§ **What needs to be done**: Output every line of the material exactly, omitting images.

═══ Information provided ═══

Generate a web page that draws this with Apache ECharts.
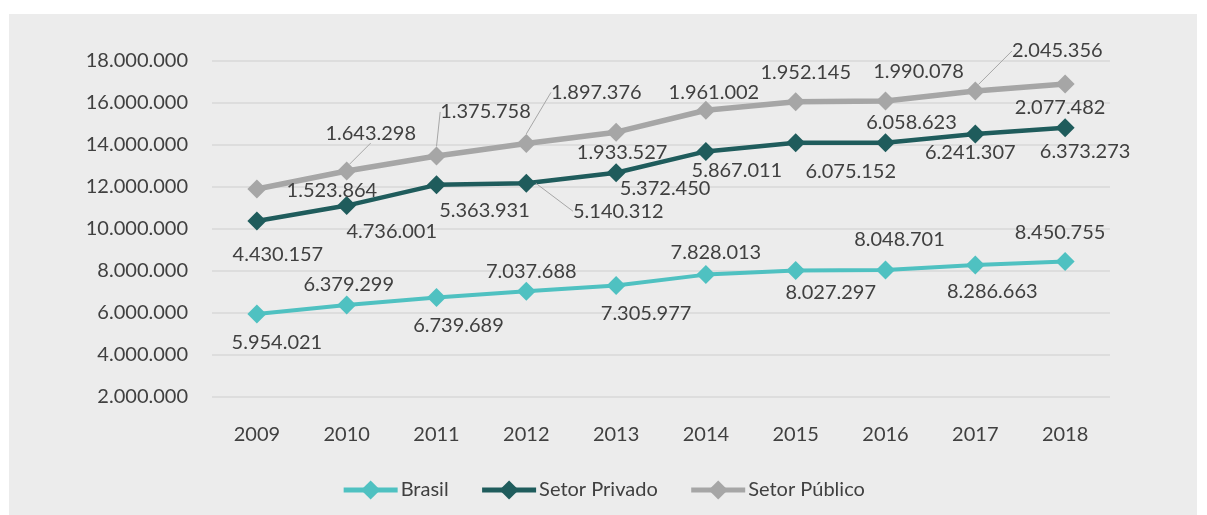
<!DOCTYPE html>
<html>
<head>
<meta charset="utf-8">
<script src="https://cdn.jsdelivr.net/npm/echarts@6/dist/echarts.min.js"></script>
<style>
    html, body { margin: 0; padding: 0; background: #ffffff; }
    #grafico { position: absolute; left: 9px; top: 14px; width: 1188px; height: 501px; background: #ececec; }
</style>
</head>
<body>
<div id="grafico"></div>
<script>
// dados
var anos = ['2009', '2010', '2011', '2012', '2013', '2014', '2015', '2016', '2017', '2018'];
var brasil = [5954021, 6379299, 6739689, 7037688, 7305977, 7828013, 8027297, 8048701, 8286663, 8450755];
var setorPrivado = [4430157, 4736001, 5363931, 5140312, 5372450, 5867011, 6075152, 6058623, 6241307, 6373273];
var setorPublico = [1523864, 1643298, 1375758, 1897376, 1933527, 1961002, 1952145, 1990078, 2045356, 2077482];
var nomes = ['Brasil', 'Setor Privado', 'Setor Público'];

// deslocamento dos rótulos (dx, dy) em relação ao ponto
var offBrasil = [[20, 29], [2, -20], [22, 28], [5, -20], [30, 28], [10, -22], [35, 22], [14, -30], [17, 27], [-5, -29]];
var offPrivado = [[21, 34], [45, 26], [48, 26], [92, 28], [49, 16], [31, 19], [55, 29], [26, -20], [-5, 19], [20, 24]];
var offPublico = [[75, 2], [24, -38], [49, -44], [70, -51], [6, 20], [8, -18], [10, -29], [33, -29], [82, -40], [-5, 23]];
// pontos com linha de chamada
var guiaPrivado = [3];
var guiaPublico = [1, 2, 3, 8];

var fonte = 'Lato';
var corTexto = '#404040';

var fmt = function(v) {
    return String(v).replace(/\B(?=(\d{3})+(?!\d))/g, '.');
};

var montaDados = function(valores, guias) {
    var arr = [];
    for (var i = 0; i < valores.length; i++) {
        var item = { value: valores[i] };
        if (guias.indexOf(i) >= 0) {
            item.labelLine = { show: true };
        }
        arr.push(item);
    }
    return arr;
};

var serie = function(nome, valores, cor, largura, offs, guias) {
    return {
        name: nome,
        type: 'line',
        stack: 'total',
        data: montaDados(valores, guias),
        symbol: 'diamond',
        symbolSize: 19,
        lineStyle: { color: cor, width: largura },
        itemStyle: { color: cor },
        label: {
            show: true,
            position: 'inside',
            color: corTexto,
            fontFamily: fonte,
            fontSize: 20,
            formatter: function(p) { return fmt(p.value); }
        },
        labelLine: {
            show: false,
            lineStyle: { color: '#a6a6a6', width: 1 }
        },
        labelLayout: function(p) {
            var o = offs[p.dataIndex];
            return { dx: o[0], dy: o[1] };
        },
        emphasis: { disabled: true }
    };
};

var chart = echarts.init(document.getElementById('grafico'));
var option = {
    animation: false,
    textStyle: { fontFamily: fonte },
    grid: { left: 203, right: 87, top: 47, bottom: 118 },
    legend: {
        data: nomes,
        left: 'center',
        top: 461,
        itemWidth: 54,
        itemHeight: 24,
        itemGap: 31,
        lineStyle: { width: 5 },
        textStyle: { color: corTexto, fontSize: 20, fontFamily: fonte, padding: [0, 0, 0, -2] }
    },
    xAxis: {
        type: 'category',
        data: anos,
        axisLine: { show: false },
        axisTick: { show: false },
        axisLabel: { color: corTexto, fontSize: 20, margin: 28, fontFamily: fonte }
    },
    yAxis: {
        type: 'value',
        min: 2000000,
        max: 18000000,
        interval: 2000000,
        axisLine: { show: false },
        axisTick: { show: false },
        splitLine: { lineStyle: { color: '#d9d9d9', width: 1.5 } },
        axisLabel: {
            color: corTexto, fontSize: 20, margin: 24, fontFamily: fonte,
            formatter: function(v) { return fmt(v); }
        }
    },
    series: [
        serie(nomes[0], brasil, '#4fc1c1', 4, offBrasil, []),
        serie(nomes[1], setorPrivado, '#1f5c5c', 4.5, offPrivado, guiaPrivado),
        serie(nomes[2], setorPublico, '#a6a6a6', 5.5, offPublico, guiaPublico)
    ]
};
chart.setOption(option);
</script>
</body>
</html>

═══

§ **Correct result**:
Generate a web page that draws this with Apache ECharts.
<!DOCTYPE html>
<html>
<head>
<meta charset="utf-8">
<script src="https://cdn.jsdelivr.net/npm/echarts@6/dist/echarts.min.js"></script>
<style>
    html, body { margin: 0; padding: 0; background: #ffffff; }
    #grafico { position: absolute; left: 9px; top: 14px; width: 1188px; height: 501px; background: #ececec; }
</style>
</head>
<body>
<div id="grafico"></div>
<script>
// dados
var anos = ['2009', '2010', '2011', '2012', '2013', '2014', '2015', '2016', '2017', '2018'];
var brasil = [5954021, 6379299, 6739689, 7037688, 7305977, 7828013, 8027297, 8048701, 8286663, 8450755];
var setorPrivado = [4430157, 4736001, 5363931, 5140312, 5372450, 5867011, 6075152, 6058623, 6241307, 6373273];
var setorPublico = [1523864, 1643298, 1375758, 1897376, 1933527, 1961002, 1952145, 1990078, 2045356, 2077482];
var nomes = ['Brasil', 'Setor Privado', 'Setor Público'];

// deslocamento dos rótulos (dx, dy) em relação ao ponto
var offBrasil = [[20, 29], [2, -20], [22, 28], [5, -20], [30, 28], [10, -22], [35, 22], [14, -30], [17, 27], [-5, -29]];
var offPrivado = [[21, 34], [45, 26], [48, 26], [92, 28], [49, 16], [31, 19], [55, 29], [26, -20], [-5, 19], [20, 24]];
var offPublico = [[75, 2], [24, -38], [49, -44], [70, -51], [6, 20], [8, -18], [10, -29], [33, -29], [82, -40], [-5, 23]];
// pontos com linha de chamada
var guiaPrivado = [3];
var guiaPublico = [1, 2, 3, 8];

var fonte = 'Lato';
var corTexto = '#404040';

var fmt = function(v) {
    return String(v).replace(/\B(?=(\d{3})+(?!\d))/g, '.');
};

var montaDados = function(valores, guias) {
    var arr = [];
    for (var i = 0; i < valores.length; i++) {
        var item = { value: valores[i] };
        if (guias.indexOf(i) >= 0) {
            item.labelLine = { show: true };
        }
        arr.push(item);
    }
    return arr;
};

var serie = function(nome, valores, cor, largura, offs, guias) {
    return {
        name: nome,
        type: 'line',
        stack: 'total',
        data: montaDados(valores, guias),
        symbol: 'diamond',
        symbolSize: 19,
        lineStyle: { color: cor, width: largura },
        itemStyle: { color: cor },
        label: {
            show: true,
            position: 'inside',
            color: corTexto,
            fontFamily: fonte,
            fontSize: 20,
            formatter: function(p) { return fmt(p.value); }
        },
        labelLine: {
            show: false,
            lineStyle: { color: '#a6a6a6', width: 1 }
        },
        labelLayout: function(p) {
            var o = offs[p.dataIndex];
            return { dx: o[0], dy: o[1] };
        },
        emphasis: { disabled: true }
    };
};

var chart = echarts.init(document.getElementById('grafico'));
var option = {
    animation: false,
    textStyle: { fontFamily: fonte },
    grid: { left: 203, right: 87, top: 47, bottom: 118 },
    legend: {
        data: nomes,
        left: 'center',
        top: 461,
        itemWidth: 54,
        itemHeight: 24,
        itemGap: 31,
        lineStyle: { width: 5 },
        textStyle: { color: corTexto, fontSize: 20, fontFamily: fonte, padding: [0, 0, 0, -2] }
    },
    xAxis: {
        type: 'category',
        data: anos,
        axisLine: { show: false },
        axisTick: { show: false },
        axisLabel: { color: corTexto, fontSize: 20, margin: 28, fontFamily: fonte }
    },
    yAxis: {
        type: 'value',
        min: 2000000,
        max: 18000000,
        interval: 2000000,
        axisLine: { show: false },
        axisTick: { show: false },
        splitLine: { lineStyle: { color: '#d9d9d9', width: 1.5 } },
        axisLabel: {
            color: corTexto, fontSize: 20, margin: 24, fontFamily: fonte,
            formatter: function(v) { return fmt(v); }
        }
    },
    series: [
        serie(nomes[0], brasil, '#4fc1c1', 4, offBrasil, []),
        serie(nomes[1], setorPrivado, '#1f5c5c', 4.5, offPrivado, guiaPrivado),
        serie(nomes[2], setorPublico, '#a6a6a6', 5.5, offPublico, guiaPublico)
    ]
};
chart.setOption(option);
</script>
</body>
</html>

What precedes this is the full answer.